Submit proof of completion to the prosecutor's office immediately after finishing your defensive driving course. Most Michigan courts require a certificate of completion from an approved provider, proof of payment for all program fees, and a signed affidavit confirming you have not been cited for new violations during the compliance period. Missing any document delays dismissal and can void your agreement if the deadline passes. The prosecutor files a motion to dismiss once all conditions are verified. The judge signs the dismissal order, and the court clerk updates the case record to show dismissal without conviction. This process takes 10 to 30 days depending on court volume. The dismissal is then reported to the Michigan Secretary of State, and the violation is removed from your driving record or never added if diversion was completed before conviction. Insurance companies will not see the violation because it never reached conviction. Michigan law requires conviction before points are assessed, and dismissed charges do not appear on the driving record that insurers pull during underwriting or renewal. Your rate should remain unchanged as long as no other violations or claims have occurred during the policy period. Request a certified copy of the dismissal order from the court clerk after the case closes. Keep this document permanently. If a future insurer questions a gap in your citation history or a background check flags the original charge, the dismissal order is proof that no conviction occurred. Some background databases lag by months or years, and dismissed charges sometimes appear incorrectly as pending or convicted until manually corrected.

When Diversion Is Denied and What Your Alternatives Are

If the prosecutor denies diversion, request a reduction to a non-moving violation. Michigan allows negotiated plea agreements that substitute a moving violation with a non-moving civil infraction, typically impeding traffic. A non-moving violation carries a fine but adds zero points to your driving record and does not affect insurance rates. Prosecutors approve reductions more readily than diversion because the conviction remains on your court record and generates revenue for the court. Reduction is especially effective for 3-point and 4-point violations.
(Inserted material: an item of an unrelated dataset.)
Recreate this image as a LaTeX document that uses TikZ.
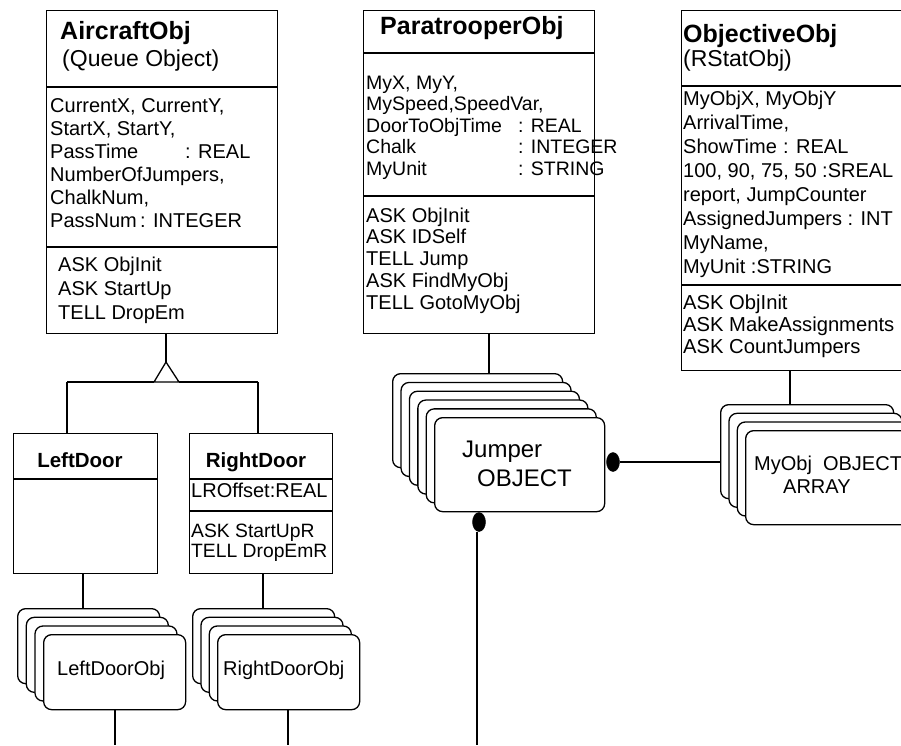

A speeding ticket 11-15 mph over normally adds 3 points and increases premiums 25-40%. Reducing it to impeding traffic eliminates the point assignment and the surcharge. The fine may increase slightly to offset the reduced severity, but the insurance savings over three years far exceed the additional court cost. If both diversion and reduction are denied, complete a state-approved defensive driving course voluntarily before your conviction date. Michigan allows a 2-point reduction once every three years for drivers who complete an approved course, but the reduction applies only to future violations, not the current one. Completing the course before conviction does not prevent points from being assigned, but it preserves your one-time reduction eligibility for a future ticket and may influence the judge to impose a lower fine. Shop your insurance aggressively after any conviction that adds points. Preferred carriers like State Farm and Auto-Owners may non-renew or surcharge heavily after a 3-point or 4-point violation. Non-standard carriers like Dairyland, The General, and Bristol West specialize in non-standard risk and often offer lower rates than a preferred carrier's surcharged renewal. Rates vary widely across carriers for the same violation — a 20-30% spread is common — and shopping immediately after conviction captures the best available rate before your current carrier applies the surcharge at renewal.

How Long Points and Violations Affect Your Insurance Rates

Points remain on your Michigan driving record for 2 years from the conviction date. The Secretary of State removes points automatically after the 2-year window closes, and no action is required on your part. However, the underlying conviction remains visible on your record for 7 years, and insurers use conviction history, not point totals, to calculate surcharges. Most carriers apply surcharges for 3 years from the conviction date, not the violation date or the points expiration date. A speeding ticket convicted on March 1, 2024 will trigger a surcharge that persists until March 1, 2027, even though the points expire on March 1, 2026. This discrepancy between DMV point expiration and insurance surcharge duration is the most common source of confusion for drivers expecting rate relief after 2 years. Carriers differ in how they apply lookback periods. State Farm and Allstate typically apply a 3-year lookback for moving violations. Progressive and GEIC often apply a 5-year lookback for at-fault accidents and serious violations like reckless driving. Non-standard carriers like The General and Dairyland may apply lookback periods as short as 1 year for minor violations if no additional infractions occur during that period. Re-shop your insurance every year after a violation conviction. Carriers adjust surcharge severity and lookback policies annually, and a carrier that imposed a 40% surcharge at your first renewal may reduce it to 20% at your second renewal or remove it entirely at your third. Loyalty does not reduce surcharges — only time and a clean record during the lookback period restore your rate to pre-violation levels.